Linguagem como estratégia de democratização do conhecimento para o debate climático
Para Lucas Nassar, diversas áreas do conhecimento ocidental historicamente colonizadas têm se inspirado nos saberes e fazeres das populações tradicionais como estratégia de mitigação e adaptação climática, como é o caso da arquitetura.
“Um esforço da esperança de entender que existiam e existem povos, tanto os originários, quilombolas, extrativistas e muitos outros, e que mais do que aprender, eles têm a ensinar a gente, porque sabem trabalhar em sintonia com a natureza”, afirmou Lucas Nassar, representante do Lab da Cidade e do Comitê COP30, uma coalizão da sociedade civil criada para fortalecer a incidência das organizações da América Latina em negociações da COP30 a partir do protagonismo amazônico.
Ivanildo Brilhante alertou para o cuidado com as apropriações sobre essas “inspirações” que, muitas vezes, acabam privatizadas em um processo ancorado, inclusive, pelo conhecimento acadêmico. “Cria uma onda nova, um processo novo, e o colonialismo novo é o colonialismo da narrativa, da desculpa do incentivo, um modelo que privatiza o conhecimento. Ela [a universidade] exige um sistema já preparado para isso, sistematizado. É assim que o conhecimento é privatizado. Então pra nós, é nos adaptar a isso, é acessar os códigos da universidade pra gente desconstruir”, explicou o líder extrativista e mestre pelo Programa de Pós-Graduação em Agriculturas Amazônicas da Universidade Federal do Pará (PPGAA-UFPA).
Assim como Ivanildo, Érica Monteiro, coordenadora da Malungu, destacou a importância de se traduzir os códigos relacionados ao debate climático trazidos pela COP. A liderança quilombola considera que “traduzir” ajuda no entendimento do que são as mudanças climáticas para o seu próprio povo. “A partir de quando eu consegui acessar o espaço da discussão sobre mudanças climáticas, eu entendi que têm outras palavras que podem garantir o entendimento sobre o que são as mudanças climáticas”, afirmou Érica.
“É muito mais fácil de dizer porque os peixes não apareceram mais, ou porque deu pouco camarão, ou porque o açaí ficou caro, então a gente consegue fazer essa tradução dessas palavras técnicas para as palavras locais”, concluiu.
Nenhuma decisão sobre nós, sem nós
Para salvar o planeta, é necessária a implementação de ações, sobretudo governamentais, que consigam resolver as questões ambientais mais urgentes.

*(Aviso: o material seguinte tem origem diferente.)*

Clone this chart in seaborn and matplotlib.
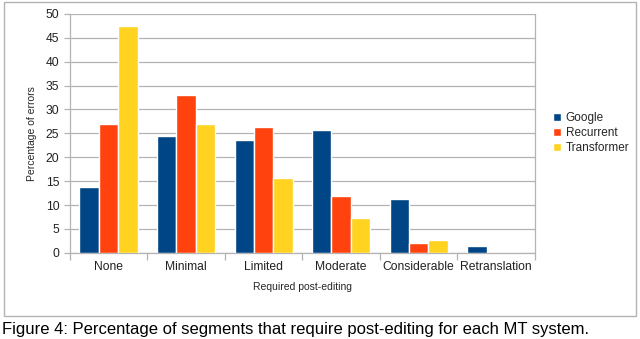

De acordo com a analista de políticas climáticas do ISA, Juliana Maia, é latente a necessidade da implementação de planos, programas e ações voltadas à sociedade como um todo, para dar conta da pauta da adaptação climática. No entanto, a analista avalia que ainda existem inúmeros desafios pela frente. “ É fundamental reconhecer e incorporar os saberes tradicionais como base das soluções que precisamos para mitigação e adaptação climática, além de ampliar o acesso a recursos voltados para ações nesse campo. Os países do Sul Global e populações vulnerabilizadas sofrem os efeitos da emergência climática de forma mais intensa.” avaliou.
Como forma de garantir que, além de serem ouvidos, os povos indígenas possam tomar decisões sobre seus territórios e fomentar suas estratégias para a mitigação e adaptação climática, não apenas de seus territórios, mas de todos os amazônidas, Ronaldo Amanayé, diretor executivo da Fepipa, explica que mais de 1.200 indígenas representados pela entidade estão se organizando para participar da COP30 em Belém.
De acordo com ele, o intuito do grupo é reivindicar a efetivação de políticas públicas essenciais para a adaptação e mitigação climática, como é o caso da demarcação das Terras Indígenas. “Estamos lutando para que o Brasil e o mundo entendam que essas demarcações e homologações são essenciais para mitigar esses grandes impactos e para frear as mudanças climáticas”.
O representante da Federação dos Povos Indígenas do Pará também lembrou da importância do financiamento direto para as organizações indígenas e de representação dos povos tradicionais, como forma de garantir condições de execução da gestão ambiental e territorial da floresta. “A gente tá preparado, com algumas propostas, para conversar com os grandes financiadores e chefes de Estado, para que a gente possa pautar isso de uma forma verdadeira, não romantizada, propostas exequíveis para os nossos territórios, para nós, povos indígenas, e para o mundo, para que tenhamos um planeta mais eficiente e equilibrado”, concluiu Ronaldo.